Überhaupt sei für die 58-Jährige die Natur ein Vorbild, «weil jede Jahreszeit die vorherige ablöst und damit auch erlöst». Nach dem Winter kommt der Frühling. Nach dem Tod komme neues Leben, ist sie überzeugt.
Sich mit dem Tod versöhnen
Alice Hofer glaubt aber nicht nur an ein Leben nach dem Tod. «Ich glaube auch an ein Leben vor dem Tod.» So bedankt sie sich etwa jeden Tag für das erlebte Glück und verabschiedet sich zugleich auch davon: «Ich sterbe jeden Tag ein bisschen.» Dieses Ritual würde ihr helfen, sich mit dem Sterben ebenso wie mit dem Leben zu versöhnen.
Zur Versöhnung und Akzeptanz ermutigt Alice Hofer auch, wenn Menschen zu ihr in die Praxis kommen. Sei es, weil sie eine verstorbene Person betrauern und versuchen, mit dem Schmerz und der Leere umzugehen. Sei es, weil sie sich frühzeitig mit der eigenen Vergänglichkeit auseinandersetzen.

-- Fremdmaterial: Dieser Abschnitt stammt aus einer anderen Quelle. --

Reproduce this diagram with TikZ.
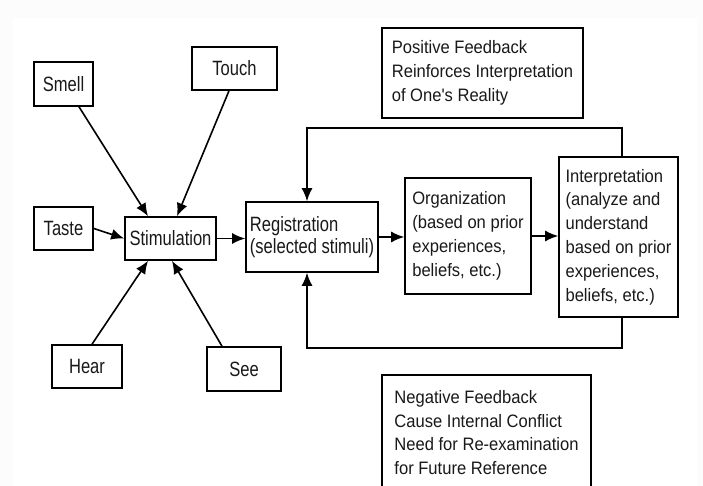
\documentclass[tikz,border=0pt]{standalone}
\usepackage{fontspec}
\setmainfont{Liberation Sans}
\newfontfamily\tallfont[FakeStretch=0.8]{Liberation Sans}
\newfontfamily\midfont[FakeStretch=0.92]{Liberation Sans}
\usetikzlibrary{arrows.meta}
\definecolor{txt}{RGB}{25,25,25}
\definecolor{edge}{RGB}{252,252,252}
\begin{document}
\begin{tikzpicture}[x=1pt,y=-1pt,
  box/.style={draw, line width=1.6pt, rectangle, inner sep=0pt, align=left, text=txt},
  tall/.style={box, font=\tallfont\fontsize{20.7}{22.5}\selectfont},
  mid/.style={box, font=\midfont\fontsize{18}{23.8}\selectfont},
  arr/.style={line width=1.6pt, -{Latex[length=13pt,width=11pt]}},
  plain/.style={line width=1.6pt}]
\useasboundingbox (0,0) rectangle (703,486);
\fill[edge] (0,0) rectangle (703,486);
\fill[white] (13,18) rectangle (697,486);

% sense boxes
\node[tall, minimum width=59, minimum height=44] (smell) at (63.5,84) {Smell};
\node[tall, minimum width=85, minimum height=43] (touch) at (234.5,68.5) {Touch};
\node[tall, minimum width=59, minimum height=43] (taste) at (63.5,228.5) {Taste};
\node[tall, minimum width=70, minimum height=43] (hear) at (87,366.5) {Hear};
\node[tall, minimum width=74, minimum height=44] (see) at (244,369) {See};

% main chain
\node[tall, minimum width=91, minimum height=43] (stim) at (170.5,238.5) {Stimulation};
\node[tall, minimum width=132, minimum height=70] (reg) at (312,237) {Registration\\(selected stimuli)};
\node[mid, minimum width=126, minimum height=116] (org) at (468,236) {Organization\\(based on prior\\experiences,\\beliefs, etc.)};
\node[mid, minimum width=119, minimum height=160] (interp) at (618.5,237) {Interpretation\\(analyze and\\understand\\based on prior\\experiences,\\beliefs, etc.)};

% feedback notes
\node[mid, minimum width=201, minimum height=90] (pos) at (482.5,73) {Positive Feedback\\Reinforces Interpretation\\of One's Reality};
\node[mid, draw=none, anchor=north, minimum width=207, inner ysep=14.5pt] (neg) at (486.5,375) {Negative Feedback\\Cause Internal Conflict\\Need for Re-examination\\for Future Reference};
\coordinate (bot) at (0,488);
\draw[plain] (neg.north west |- bot) -- (neg.north west) -- (neg.north east) -- (neg.north east |- bot);

% arrows into stimulation
\draw[arr] ([xshift=15.5pt]smell.south) -- ([xshift=-22.5pt]stim.north);
\draw[arr] ([xshift=-5.5pt]touch.south) -- ([xshift=6.5pt]stim.north);
\draw[arr] (taste.east) -- (stim.west);
\draw[arr] ([xshift=5pt]hear.north) -- ([xshift=-22.5pt]stim.south);
\draw[arr] ([xshift=-22pt]see.north) -- ([xshift=1.5pt]stim.south);

% chain arrows
\draw[arr] (stim.east) -- (stim.east -| reg.west);
\draw[arr] (reg.east) -- (reg.east -| org.west);
\draw[arr] (org.east) -- (org.east -| interp.west);

% feedback loops
\draw[arr] ([xshift=3.5pt]interp.north) -- ++(0,-28) -| ([xshift=-5pt]reg.north);
\draw[arr] ([xshift=3.5pt]interp.south) -- ++(0,30) -| ([xshift=-5pt]reg.south);
\end{tikzpicture}
\end{document}
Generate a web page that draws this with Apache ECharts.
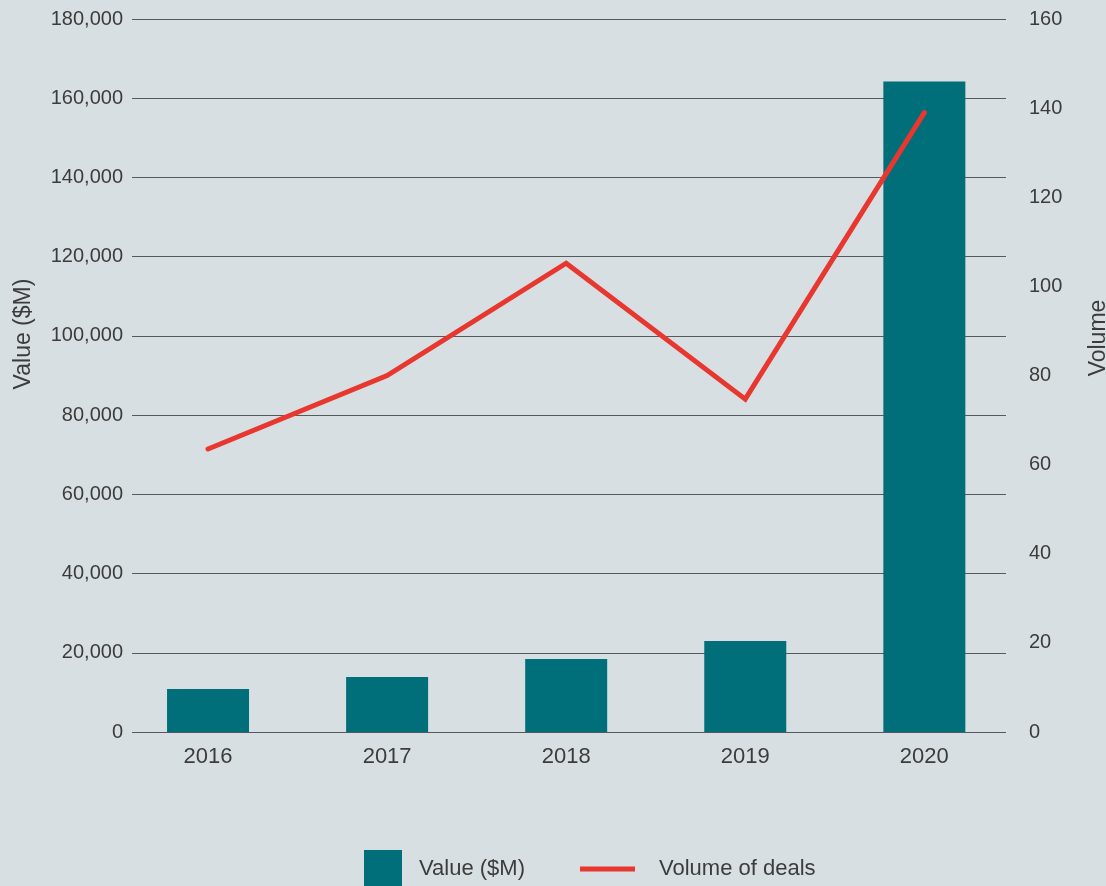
<!DOCTYPE html>
<html>
<head>
<meta charset="utf-8">
<script src="https://cdn.jsdelivr.net/npm/echarts@6/dist/echarts.min.js"></script>
<style>
html,body{margin:0;padding:0;background:#d7dfe2;}
#chart{width:1106px;height:886px;}
</style>
</head>
<body>
<div id="chart"></div>
<script>
var years = ['2016', '2017', '2018', '2019', '2020'];
var valueM = [10850, 13900, 18400, 22950, 164200];
var volume = [63.5, 80, 105.2, 74.7, 139];
var leftTicks = [0, 180000, 20000];
var rightTicks = [0, 160, 20];

var FONT = '"Liberation Sans", Arial, Helvetica, sans-serif';
var TXT = '#3c3c3c';

var barData = valueM.map(function (v, i) { return [i, v]; });
var lineData = volume.map(function (v, i) { return [i, v]; });
var idx = years.map(function (y, i) { return i; });

var chart = echarts.init(document.getElementById('chart'));
chart.setOption({
  backgroundColor: '#d7dfe2',
  animation: false,
  textStyle: { fontFamily: FONT, color: TXT },
  grid: { left: 132, right: 100, top: 19, bottom: 154, containLabel: false, outerBoundsMode: 'none' },
  xAxis: {
    type: 'value',
    min: -0.4246,
    max: 4.456,
    splitLine: { show: false },
    axisLine: { show: false },
    axisTick: { show: false },
    axisLabel: {
      customValues: idx,
      formatter: function (v) { return years[Math.round(v)]; },
      fontSize: 22,
      color: TXT,
      fontFamily: FONT,
      margin: 14
    }
  },
  yAxis: [
    {
      type: 'value',
      min: leftTicks[0], max: leftTicks[1], interval: leftTicks[2],
      name: 'Value ($M)',
      nameLocation: 'middle',
      nameGap: 97,
      nameTextStyle: { fontSize: 23, color: TXT, fontFamily: FONT, padding: [0, 0, 0, 83] },
      axisLine: { show: false },
      axisTick: { show: false },
      axisLabel: {
        fontSize: 20, color: TXT, fontFamily: FONT, margin: 9,
        formatter: function (v) { return v.toLocaleString('en-US'); }
      },
      splitLine: { show: true, lineStyle: { color: '#555a5c', width: 1 } }
    },
    {
      type: 'value',
      position: 'right',
      min: rightTicks[0], max: rightTicks[1], interval: rightTicks[2],
      name: 'Volume',
      nameLocation: 'middle',
      nameGap: 81,
      nameTextStyle: { fontSize: 23, color: TXT, fontFamily: FONT, padding: [0, 0, 0, 75] },
      axisLine: { show: false },
      axisTick: { show: false },
      axisLabel: { fontSize: 20, color: TXT, fontFamily: FONT, margin: 23 },
      splitLine: { show: false }
    }
  ],
  legend: [
    {
      data: ['Value ($M)'],
      left: 364, top: 850, padding: 0,
      itemWidth: 38, itemHeight: 38,
      icon: 'rect',
      textStyle: { fontSize: 22, color: TXT, fontFamily: FONT, padding: [0, 0, 0, 12] }
    },
    {
      data: ['Volume of deals'],
      left: 580, top: 856, padding: 0,
      itemWidth: 55, itemHeight: 5,
      icon: 'rect',
      textStyle: { fontSize: 22, color: TXT, fontFamily: FONT, padding: [0, 0, 0, 19], lineHeight: 26 }
    }
  ],
  series: [
    {
      name: 'Value ($M)',
      type: 'bar',
      yAxisIndex: 0,
      barWidth: 82,
      itemStyle: { color: '#006f7a' },
      data: barData
    },
    {
      name: 'Volume of deals',
      type: 'line',
      yAxisIndex: 1,
      symbol: 'none',
      lineStyle: { color: '#e8372e', width: 5, cap: 'round', join: 'miter' },
      itemStyle: { color: '#e8372e' },
      data: lineData
    }
  ]
});
</script>
</body>
</html>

Den eigenen Sarg mitgestalten
«Es ist schon bemerkenswert, wenn jemand zu mir in die Praxis kommt und den eigenen Sarg mitgestalten möchte», findet Alice Hofer. «Es ist ein Bekenntnis zur eigenen Vergänglichkeit.»
Wie genau dann der Prozess ablaufe, sei individuell. Falls jemand keine konkreten Vorstellungen hat, wie der Sarg oder die Urne aussehen soll, entwickelt man Ideen im Gespräch. So hat sich eine Kundin kürzlich für einen hellgrünen Sarg mit Schmetterlingen entschieden.
Im Sarg-Atelier steht aber auch ein blau bemalter Sarg, mit Meersand und echten Muscheln dekoriert. Dieses Modell hat Alice Hofer für sich selbst gestaltet.
Unterdessen sei sie aber unschlüssig geworden: «Ich finde die geflochtenen Särge auch sehr schön. Sie sind weicher, runder als die hölzernen.» Wie das Mose-Körbchen sind die Särge aus Weidenzweigen geflochten. «Mein Sarg soll dann mal mit Heu, Kornblumen oder Lavendel ausstaffiert sein. Das passt gut zu den anderen Naturmaterialien.»
Religion immer wieder Thema
Religion spiele mal mehr, mal weniger eine Rolle. «Wenn die Leute von sich aus das Thema ansprechen, gehe ich darauf ein», sagt Alice Hofer. Sie selbst ist konfessionslos. Vom Alter her seien die Menschen völlig durchmischt. Manchmal kämen auch Kinder vorbei, zum Beispiel «wenn sie ein Särgli für das verstorbene Haustier haben möchten.»
Ob denn mehr Frauen oder Männer zu ihr kommen, will ich von Alice Hofer noch wissen. «Mehr Frauen», sagt sie und ergänzt schmunzelnd: «Männer sind ja unvergänglich. Sie haben kein Problem mit dem Sterben, also müssen sie auch nicht darüber sprechen.»